Walter Peacock

Texas A&M University

Walter Peacock is program director for the Humans, Disasters, and the Built Environment (HDBE) program at the National Science Foundation. He is also professor of urban planning in the Department of Landscape Architecture and Urban Planning and the former Director of the Hazard Reduction and Recovery Center at Texas A&M University where he has been a member of the faculty since 2002. He received his PhD from the University of Georgia. He is internationally known for his research on disaster recovery, community resiliency, and social vulnerability. In 2009, he was awarded the Quarantelli Award for Social Science Disaster Theory, acknowledging significant theoretical work in disaster and hazards research. Between 2008 and 2012 he was the holder of the Rodney L. Dockery Endowed Professorship in Housing and the Homeless and in 2012 he was awarded the Sandy and Bryan Mitchell Master Builder Endowed Chair at Texas A&M. In 2014, he received the Distinguished Achievement Award in Research from Texas A&M, an award sponsored by the Association of Former Students. He has conducted research in Florida, Texas, California, Guatemala, Mexico, Peru, the former Yugoslavia, Italy, Turkey, and India. He has been PI or Co-PI on 5.9 million dollars in external funding since joining TAMU with the majority of that funding coming from the National Science Foundation and National Oceanographic Atmospheric Administration. He has authored or co-authored 3 books and over a hundred journal articles, book chapters, research monographs, and professional papers.
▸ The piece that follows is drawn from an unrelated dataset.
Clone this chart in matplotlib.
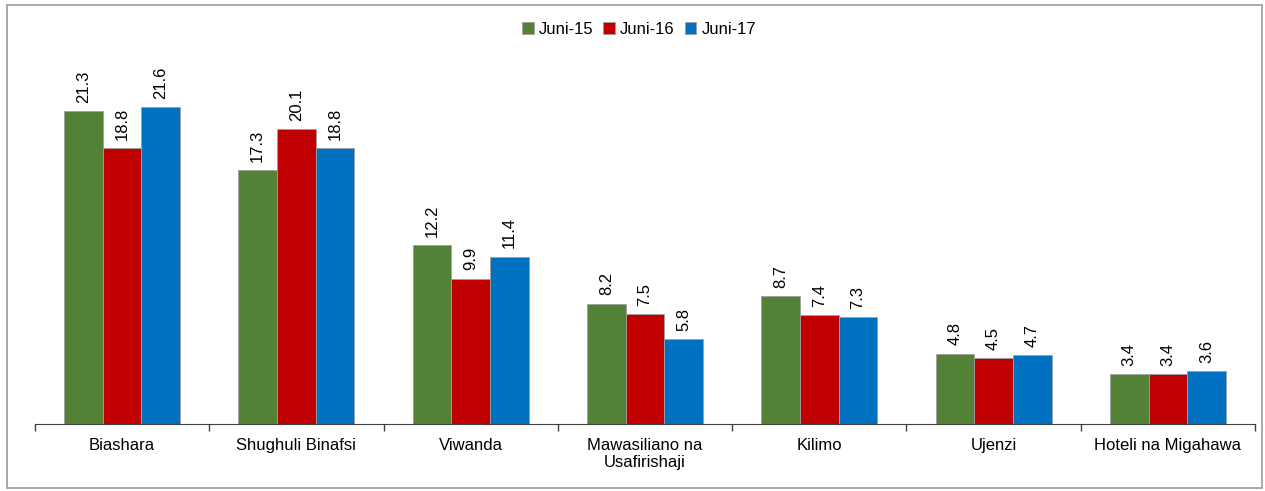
import numpy as np
import matplotlib
matplotlib.use("Agg")
import matplotlib.pyplot as plt
from matplotlib.patches import Rectangle

plt.rcParams["font.family"] = ["Liberation Sans", "DejaVu Sans"]

categories = ["Biashara", "Shughuli Binafsi", "Viwanda", "Mawasiliano na\nUsafirishaji",
              "Kilimo", "Ujenzi", "Hoteli na Migahawa"]
series = ["Juni-15", "Juni-16", "Juni-17"]
juni15 = [21.3, 17.3, 12.2, 8.2, 8.7, 4.8, 3.4]
juni16 = [18.8, 20.1, 9.9, 7.5, 7.4, 4.5, 3.4]
juni17 = [21.6, 18.8, 11.4, 5.8, 7.3, 4.7, 3.6]
colors = ["#538135", "#C00000", "#0070C0"]

fig = plt.figure(figsize=(12.65, 4.91), dpi=100)
# outer chart frame
fig.patches.append(Rectangle((7 / 1265, 3 / 491), 1255 / 1265, 483 / 491, transform=fig.transFigure,
                             fill=False, edgecolor="#999999", linewidth=1.2))

ax = fig.add_axes([35 / 1265, 67 / 491, 1220 / 1265, 384 / 491])

x = np.arange(len(categories))
w = 0.222
for i, (vals, name, c) in enumerate(zip([juni15, juni16, juni17], series, colors)):
    pos = x + (i - 1) * w
    bars = ax.bar(pos, vals, width=w, color=c, edgecolor="#a0a0a0", linewidth=0.6, label=name)
    for b, v in zip(bars, vals):
        ax.annotate(f"{v:.1f}", (b.get_x() + b.get_width() / 2, v), xytext=(0, 6),
                    textcoords="offset points", rotation=90, ha="center", va="bottom",
                    fontsize=12, color="black")

ax.set_xlim(-0.5, len(categories) - 0.5)
ax.set_ylim(0, 384 / 14.68)

ax.set_xticks(np.arange(-0.5, len(categories), 1))
ax.set_xticklabels([])
ax.set_xticks(x, minor=True)
ax.set_xticklabels(categories, minor=True, fontsize=12)
ax.tick_params(axis="x", which="major", direction="out", length=5, color="#404040", width=1)
ax.tick_params(axis="x", which="minor", length=0, pad=10)
ax.set_yticks([])

for s in ["top", "right", "left"]:
    ax.spines[s].set_visible(False)
ax.spines["bottom"].set_color("#404040")

ax.legend(loc="center", bbox_to_anchor=(639 / 1265, 1 - 29 / 491), bbox_transform=fig.transFigure,
          ncol=3, frameon=False, fontsize=12, handlelength=0.7, handleheight=0.7,
          handletextpad=0.3, columnspacing=0.6)

fig.savefig("out.png", dpi=100)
He has given briefings regarding household, housing, and community recovery following major natural disasters to local, state, and federal officials. Examples include speaking on Capitol Hill addressing housing recovery issues, serving on an expert team assembled by the National Academies of Science investigating housing and housing assistance, consulting for the Governmental Accountability Office on housing rebuilding and recovery issues, and speaking on a National Academies of Science panel on community resiliency and disaster recovery. He has constantly striven for his research to make a difference in helping make our communities stronger and more disaster resistant and sustainable places to live.